However, Rightmove gave a tantalizing glimpse of a brighter future even after the first wave of pent-up fades, as the pandemic triggers what could be a major long-term shift in consumer preferences, as people flee densely-populated big cities in search of the perceived safety and greater comfort of the suburbs. A structural shift to working from home increases the premium on living space that is actually liveable, after all.

The company said its data suggests “that the significant increase in activity is being driven not only from the pent up demand from the period of lock down, but an increased number of home hunters who have decided to move following the experience of lock down.”

If this trend establishes itself, then Rightmove can look forward to a structural support in transaction volumes that could cushion the longer-term hit from falling prices caused by an economic downturn whose duration and severity still can't be judged with any confidence.

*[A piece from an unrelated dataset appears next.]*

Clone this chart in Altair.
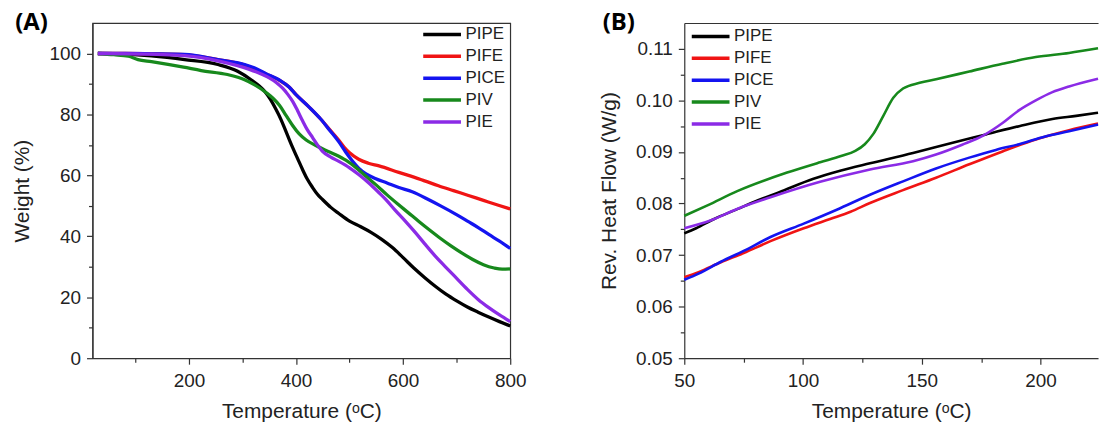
import altair as alt
import pandas as pd

FONT = "Liberation Sans, Arial, sans-serif"
series = ["PIPE", "PIFE", "PICE", "PIV", "PIE"]
colors = ["#000000", "#f01414", "#1414f0", "#17891c", "#8b2be6"]

# ---------- (A) TGA: temperature (C) / weight (%) ----------
pipe_a_t = [30, 80, 130, 192, 254, 291, 316, 341, 352, 363, 372, 381, 388, 394, 403, 412, 421, 431, 440, 450, 465, 480, 500, 520, 540, 560, 580, 600, 620, 640, 660, 680, 700, 720, 740, 760, 780, 800]
pipe_a_w = [100, 99.8, 99.2, 98, 96.4, 94.2, 91.4, 87.7, 85, 81.5, 78.3, 74.5, 71.5, 69, 65.5, 62, 58.8, 56, 53.8, 52, 49.5, 47.5, 45, 43.2, 41.3, 39, 36.3, 33, 29.6, 26.5, 23.6, 21, 18.8, 16.8, 15.1, 13.5, 12, 10.6]

pife_a_t = [30, 80, 130, 192, 254, 304, 322, 344, 369, 387, 400, 424, 446, 462, 480, 490, 500, 517, 535, 555, 592, 610, 640, 666, 694, 722, 750, 778, 800]
pife_a_w = [100, 100, 99.9, 99.6, 98, 96.2, 95, 93.3, 91.2, 89, 86.5, 82.5, 78.5, 75.2, 71.5, 69.2, 67.4, 65.3, 64, 63.1, 61, 60, 58.2, 56.6, 55, 53.4, 51.8, 50.2, 49]

pice_a_t = [30, 80, 130, 192, 254, 304, 322, 344, 369, 387, 400, 424, 446, 462, 480, 493, 505, 517, 530, 548, 570, 592, 617, 648, 670, 698, 722, 741, 760, 780, 800]
pice_a_w = [100, 100, 99.9, 99.7, 98, 96.4, 95.3, 93.4, 91.3, 89, 86.5, 82.5, 78.5, 75, 71, 67.6, 64.8, 62.4, 60.6, 59, 57.5, 56, 54.6, 52, 50, 47.3, 44.8, 42.8, 40.6, 38.4, 36]

piv_a_t = [30, 60, 87, 105, 130, 161, 190, 223, 272, 304, 322, 344, 357, 369, 381, 394, 406, 419, 437, 456, 474, 493, 511, 530, 550, 570, 590, 610, 630, 650, 670, 690, 710, 730, 750, 770, 785, 800]
piv_a_w = [100, 99.6, 99.1, 98, 97.3, 96.4, 95.5, 94.4, 93.1, 91.4, 89.8, 87.2, 85.3, 83, 79.8, 76.3, 73.6, 71.6, 69.8, 68.2, 66.8, 65, 62.7, 59.8, 56.8, 53.6, 50.6, 47.7, 44.8, 42, 39.3, 36.8, 34.5, 32.4, 30.7, 29.6, 29.2, 29.3]

pie_a_t = [30, 100, 192, 254, 313, 335, 350, 363, 375, 385, 394, 403, 412, 421, 431, 440, 449, 465, 480, 500, 517, 536, 555, 567, 585, 604, 623, 640, 660, 679, 700, 720, 740, 760, 780, 800]
pie_a_w = [100, 99.9, 99.3, 97.6, 94.8, 93.3, 92, 90.5, 88.6, 86.5, 84.2, 81.2, 78, 75, 72.4, 70, 68, 66, 64.6, 62.5, 60.3, 57.5, 54.3, 52.2, 48.6, 45, 41.2, 37.6, 33.5, 30, 26.2, 22.6, 19.3, 16.6, 14.2, 12]

# ---------- (B) reversing heat flow ----------
pipe_b_t = [50, 55, 62.6, 72.3, 79.3, 90, 104.4, 116, 128.2, 146.3, 163, 177, 191, 205, 215, 224.2]
pipe_b_v = [0.0742, 0.0752, 0.0770, 0.0789, 0.0803, 0.0822, 0.0848, 0.0864, 0.0878, 0.0898, 0.0918, 0.0934, 0.0950, 0.0964, 0.0970, 0.0976]

pife_b_t = [50, 56, 65.4, 75, 86.3, 100.3, 111.4, 120, 128.2, 142.1, 156, 170, 184, 198, 212, 224.2]
pife_b_v = [0.0657, 0.0667, 0.0686, 0.0704, 0.0727, 0.0752, 0.0770, 0.0784, 0.0801, 0.0826, 0.0850, 0.0876, 0.0901, 0.0924, 0.0942, 0.0955]

pice_b_t = [50, 56, 65.4, 75, 86.3, 100.3, 114.2, 128.2, 142.1, 156, 170, 181.2, 191, 202, 212, 224.2]
pice_b_v = [0.0652, 0.0664, 0.0687, 0.0708, 0.0735, 0.0761, 0.0788, 0.0817, 0.0843, 0.0868, 0.0889, 0.0904, 0.0915, 0.0930, 0.0940, 0.0953]

piv_b_t = [50, 60, 72.3, 93.3, 107.2, 116, 122, 126, 129.6, 133.8, 138, 142.1, 149.1, 156, 170, 184, 198, 212, 224.2]
piv_b_v = [0.0776, 0.0797, 0.0824, 0.0860, 0.0880, 0.0892, 0.0902, 0.0915, 0.0935, 0.0970, 0.1005, 0.1023, 0.1034, 0.1041, 0.1056, 0.1071, 0.1084, 0.1092, 0.1101]

pie_b_t = [50, 61, 72, 86.3, 107.2, 128.2, 146.3, 156, 167, 175.6, 184, 191, 198, 205, 212, 224.2]
pie_b_v = [0.0752, 0.0767, 0.0789, 0.0812, 0.0842, 0.0866, 0.0882, 0.0895, 0.0914, 0.0931, 0.0956, 0.0981, 0.1000, 0.1016, 0.1027, 0.1042]

# axis ticks
a_x_major = [200, 400, 600, 800]
a_x_minor = [100, 300, 500, 700]
a_y_major = [0, 20, 40, 60, 80, 100]
a_y_minor = [10, 30, 50, 70, 90]
b_x_major = [50, 100, 150, 200]
b_x_minor = [75, 125, 175]
b_y_major = [0.05, 0.06, 0.07, 0.08, 0.09, 0.10, 0.11]
b_y_minor = [0.055, 0.065, 0.075, 0.085, 0.095, 0.105]


def build(pairs, xname, yname):
    rows = []
    for name, ts, vs in pairs:
        for t, v in zip(ts, vs):
            rows.append({xname: t, yname: v, "S": name})
    return pd.DataFrame(rows)


df_a = build([("PIPE", pipe_a_t, pipe_a_w), ("PIFE", pife_a_t, pife_a_w),
              ("PICE", pice_a_t, pice_a_w), ("PIV", piv_a_t, piv_a_w),
              ("PIE", pie_a_t, pie_a_w)], "Ta", "W")
df_b = build([("PIPE", pipe_b_t, pipe_b_v), ("PIFE", pife_b_t, pife_b_v),
              ("PICE", pice_b_t, pice_b_v), ("PIV", piv_b_t, piv_b_v),
              ("PIE", pie_b_t, pie_b_v)], "Tb", "V")

color_scale = alt.Scale(domain=series, range=colors)

ax_common = dict(labelFont=FONT, labelFontSize=19, labelColor="#222", labelFlush=False,
                 titleFont=FONT, titleFontSize=21, titleColor="#222",
                 titleFontWeight="normal", domainColor="#333", tickColor="#333",
                 domainWidth=1.2, tickWidth=1.2, grid=False)

# long horizontal stroke drawn as a custom legend symbol (keeps rows compact)
LEG_SYMBOL = "M-1.65,0H1.65"


def legend(x, y):
    return alt.Legend(title=None, orient="none", legendX=x, legendY=y,
                      symbolType=LEG_SYMBOL, symbolSize=529, symbolStrokeWidth=3.5,
                      symbolFillColor="transparent",
                      labelFont=FONT, labelFontSize=17, labelColor="#222",
                      labelOffset=10, rowPadding=0, padding=0)


def minor_axis(values, orient):
    return alt.Axis(values=values, labels=False, title=None, domain=False,
                    tickSize=4, tickColor="#333", tickWidth=1.2, orient=orient, grid=False)


def panel_title(text, offset):
    return alt.TitleParams(text, anchor="start", frame="bounds", font="Open Sans",
                           fontSize=24, fontWeight="bold", color="black",
                           offset=offset, dx=4)


# ----- panel A -----
xa_scale = alt.Scale(domain=[20, 800], nice=False, zero=False)
ya_scale = alt.Scale(domain=[0, 110], nice=False, zero=False)

a_lines = alt.Chart(df_a).mark_line(strokeWidth=3.3, interpolate="monotone").encode(
    x=alt.X("Ta:Q", scale=xa_scale,
            axis=alt.Axis(values=a_x_major, title="Temperature (ᵒC)", tickSize=6,
                          labelPadding=7, titlePadding=11, **ax_common)),
    y=alt.Y("W:Q", scale=ya_scale,
            axis=alt.Axis(values=a_y_major, title="Weight (%)", tickSize=6,
                          labelPadding=6, titlePadding=17, **ax_common)),
    color=alt.Color("S:N", scale=color_scale, sort=series, legend=legend(338, -2)),
)
a_minor = alt.Chart(df_a).mark_point(opacity=0).encode(
    x=alt.X("Ta:Q", scale=xa_scale, axis=minor_axis(a_x_minor, "bottom")),
    y=alt.Y("W:Q", scale=ya_scale, axis=minor_axis(a_y_minor, "left")),
)
panel_a = alt.layer(a_lines, a_minor).resolve_axis(x="independent", y="independent").properties(
    width=420, height=337,
    title=panel_title("(A)", -14),
    view=alt.ViewBackground(stroke="#333", strokeWidth=1.2),
)

# ----- panel B -----
xb_scale = alt.Scale(domain=[50, 224.2], nice=False, zero=False)
yb_scale = alt.Scale(domain=[0.05, 0.115], nice=False, zero=False)

b_lines = alt.Chart(df_b).mark_line(strokeWidth=2.6, interpolate="monotone").encode(
    x=alt.X("Tb:Q", scale=xb_scale,
            axis=alt.Axis(values=b_x_major, title="Temperature (ᵒC)", tickSize=6,
                          labelPadding=7, titlePadding=11, **ax_common)),
    y=alt.Y("V:Q", scale=yb_scale,
            axis=alt.Axis(values=b_y_major, format=".2f", title="Rev. Heat Flow (W/g)",
                          tickSize=6, labelPadding=6, titlePadding=16, **ax_common)),
    color=alt.Color("S:N", scale=color_scale, sort=series, legend=legend(13, 0)),
)
b_minor = alt.Chart(df_b).mark_point(opacity=0).encode(
    x=alt.X("Tb:Q", scale=xb_scale, axis=minor_axis(b_x_minor, "bottom")),
    y=alt.Y("V:Q", scale=yb_scale, axis=minor_axis(b_y_minor, "left")),
)
b_top = alt.Chart(df_b).mark_point(opacity=0).encode(
    x=alt.X("Tb:Q", scale=xb_scale,
            axis=alt.Axis(orient="top", labels=False, ticks=False, title=None, domain=True,
                          domainColor="#333", domainWidth=1.2, grid=False)),
    y=alt.Y("V:Q", scale=yb_scale, axis=None),
)
panel_b = alt.layer(b_lines, b_minor, b_top).resolve_axis(x="independent", y="independent").properties(
    width=416, height=337,
    title=panel_title("(B)", -12),
    view=alt.ViewBackground(strokeOpacity=0),
)

chart = alt.hconcat(panel_a, panel_b, spacing=175, bounds="flush").resolve_legend(
    color="independent"
).properties(
    padding={"left": 10, "top": 9, "right": 0, "bottom": 0},
    background="white",
)

chart.save("out.html", embed_options={"renderer": "svg", "actions": False})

The company may not even have to worry about an aggregate fall in prices, at least in nominal terms. While locals sell up in London to look for cheaper space further outside the capital, past evidence suggests that there will always be enough foreign buyers for London property to put a floor under prices there - especially if sterling cheapens (as the current mix of fiscal and monetary policy suggests it ought to).

The house price index compiled by Halifax, one of the country’s biggest mortgage lenders, broke a streak of four straight monthly declines with a 1.6% increase in July, the second-biggest rise in 17 months. On an annual basis, prices rose by 3.6%, the fastest clip since February.